• **WHAT IS NEEDED**:
Omit any picture, and return the remaining data exactly as written.

• **DATA BLOCK**:
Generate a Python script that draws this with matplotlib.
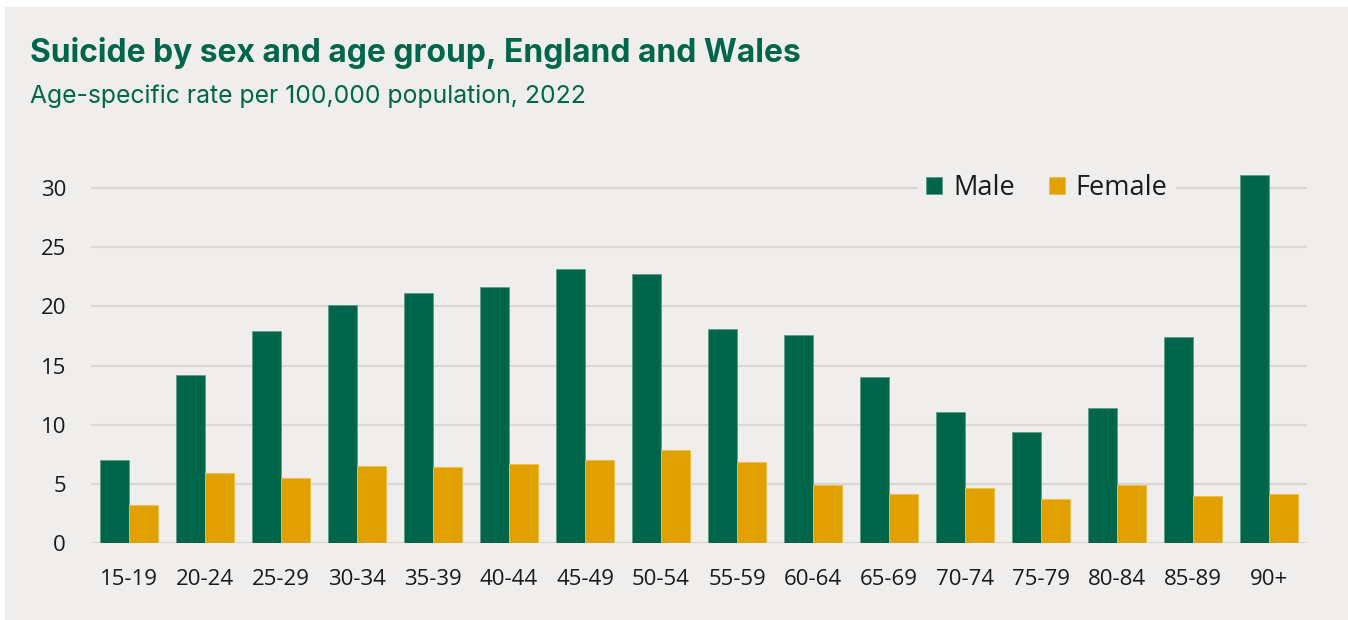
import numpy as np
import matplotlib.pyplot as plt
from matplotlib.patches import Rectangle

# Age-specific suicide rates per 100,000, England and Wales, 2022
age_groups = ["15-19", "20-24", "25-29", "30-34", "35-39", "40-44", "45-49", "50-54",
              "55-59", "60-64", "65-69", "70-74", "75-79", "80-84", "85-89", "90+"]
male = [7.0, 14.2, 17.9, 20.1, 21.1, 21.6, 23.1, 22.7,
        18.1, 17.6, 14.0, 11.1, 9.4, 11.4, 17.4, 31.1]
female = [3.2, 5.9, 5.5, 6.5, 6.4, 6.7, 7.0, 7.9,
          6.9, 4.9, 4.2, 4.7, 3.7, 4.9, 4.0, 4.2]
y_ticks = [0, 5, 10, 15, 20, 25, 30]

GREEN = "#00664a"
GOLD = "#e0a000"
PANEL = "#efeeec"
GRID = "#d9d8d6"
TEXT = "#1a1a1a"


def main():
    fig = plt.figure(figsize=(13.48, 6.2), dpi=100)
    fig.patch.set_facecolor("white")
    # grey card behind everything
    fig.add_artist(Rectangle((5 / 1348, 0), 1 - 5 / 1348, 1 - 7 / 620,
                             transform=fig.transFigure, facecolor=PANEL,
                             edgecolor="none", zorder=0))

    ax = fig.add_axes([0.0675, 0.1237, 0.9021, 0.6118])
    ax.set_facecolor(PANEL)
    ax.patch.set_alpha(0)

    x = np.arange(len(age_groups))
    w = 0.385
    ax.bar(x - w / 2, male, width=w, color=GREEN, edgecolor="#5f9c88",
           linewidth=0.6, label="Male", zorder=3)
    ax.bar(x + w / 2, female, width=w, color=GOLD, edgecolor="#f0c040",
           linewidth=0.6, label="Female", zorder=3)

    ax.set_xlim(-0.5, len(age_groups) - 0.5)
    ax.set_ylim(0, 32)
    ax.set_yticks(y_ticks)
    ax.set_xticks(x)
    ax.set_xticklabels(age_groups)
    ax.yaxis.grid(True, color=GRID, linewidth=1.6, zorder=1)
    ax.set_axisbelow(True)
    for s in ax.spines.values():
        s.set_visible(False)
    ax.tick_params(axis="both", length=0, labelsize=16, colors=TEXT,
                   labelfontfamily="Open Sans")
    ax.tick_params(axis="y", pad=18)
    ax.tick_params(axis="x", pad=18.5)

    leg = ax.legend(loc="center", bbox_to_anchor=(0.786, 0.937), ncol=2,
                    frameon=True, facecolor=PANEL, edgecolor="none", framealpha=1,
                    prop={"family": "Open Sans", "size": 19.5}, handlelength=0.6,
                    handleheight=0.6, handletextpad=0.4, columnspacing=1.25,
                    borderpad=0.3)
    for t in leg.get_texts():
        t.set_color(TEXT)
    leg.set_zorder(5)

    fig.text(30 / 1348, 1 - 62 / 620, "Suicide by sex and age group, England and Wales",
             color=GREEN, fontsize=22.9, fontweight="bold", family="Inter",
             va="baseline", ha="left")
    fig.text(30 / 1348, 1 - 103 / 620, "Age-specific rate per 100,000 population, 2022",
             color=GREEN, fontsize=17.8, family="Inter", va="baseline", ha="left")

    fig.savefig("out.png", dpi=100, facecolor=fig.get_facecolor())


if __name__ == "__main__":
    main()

• **THE ANSWER**:
Generate a Python script that draws this with matplotlib.
import numpy as np
import matplotlib.pyplot as plt
from matplotlib.patches import Rectangle

# Age-specific suicide rates per 100,000, England and Wales, 2022
age_groups = ["15-19", "20-24", "25-29", "30-34", "35-39", "40-44", "45-49", "50-54",
              "55-59", "60-64", "65-69", "70-74", "75-79", "80-84", "85-89", "90+"]
male = [7.0, 14.2, 17.9, 20.1, 21.1, 21.6, 23.1, 22.7,
        18.1, 17.6, 14.0, 11.1, 9.4, 11.4, 17.4, 31.1]
female = [3.2, 5.9, 5.5, 6.5, 6.4, 6.7, 7.0, 7.9,
          6.9, 4.9, 4.2, 4.7, 3.7, 4.9, 4.0, 4.2]
y_ticks = [0, 5, 10, 15, 20, 25, 30]

GREEN = "#00664a"
GOLD = "#e0a000"
PANEL = "#efeeec"
GRID = "#d9d8d6"
TEXT = "#1a1a1a"


def main():
    fig = plt.figure(figsize=(13.48, 6.2), dpi=100)
    fig.patch.set_facecolor("white")
    # grey card behind everything
    fig.add_artist(Rectangle((5 / 1348, 0), 1 - 5 / 1348, 1 - 7 / 620,
                             transform=fig.transFigure, facecolor=PANEL,
                             edgecolor="none", zorder=0))

    ax = fig.add_axes([0.0675, 0.1237, 0.9021, 0.6118])
    ax.set_facecolor(PANEL)
    ax.patch.set_alpha(0)

    x = np.arange(len(age_groups))
    w = 0.385
    ax.bar(x - w / 2, male, width=w, color=GREEN, edgecolor="#5f9c88",
           linewidth=0.6, label="Male", zorder=3)
    ax.bar(x + w / 2, female, width=w, color=GOLD, edgecolor="#f0c040",
           linewidth=0.6, label="Female", zorder=3)

    ax.set_xlim(-0.5, len(age_groups) - 0.5)
    ax.set_ylim(0, 32)
    ax.set_yticks(y_ticks)
    ax.set_xticks(x)
    ax.set_xticklabels(age_groups)
    ax.yaxis.grid(True, color=GRID, linewidth=1.6, zorder=1)
    ax.set_axisbelow(True)
    for s in ax.spines.values():
        s.set_visible(False)
    ax.tick_params(axis="both", length=0, labelsize=16, colors=TEXT,
                   labelfontfamily="Open Sans")
    ax.tick_params(axis="y", pad=18)
    ax.tick_params(axis="x", pad=18.5)

    leg = ax.legend(loc="center", bbox_to_anchor=(0.786, 0.937), ncol=2,
                    frameon=True, facecolor=PANEL, edgecolor="none", framealpha=1,
                    prop={"family": "Open Sans", "size": 19.5}, handlelength=0.6,
                    handleheight=0.6, handletextpad=0.4, columnspacing=1.25,
                    borderpad=0.3)
    for t in leg.get_texts():
        t.set_color(TEXT)
    leg.set_zorder(5)

    fig.text(30 / 1348, 1 - 62 / 620, "Suicide by sex and age group, England and Wales",
             color=GREEN, fontsize=22.9, fontweight="bold", family="Inter",
             va="baseline", ha="left")
    fig.text(30 / 1348, 1 - 103 / 620, "Age-specific rate per 100,000 population, 2022",
             color=GREEN, fontsize=17.8, family="Inter", va="baseline", ha="left")

    fig.savefig("out.png", dpi=100, facecolor=fig.get_facecolor())


if __name__ == "__main__":
    main()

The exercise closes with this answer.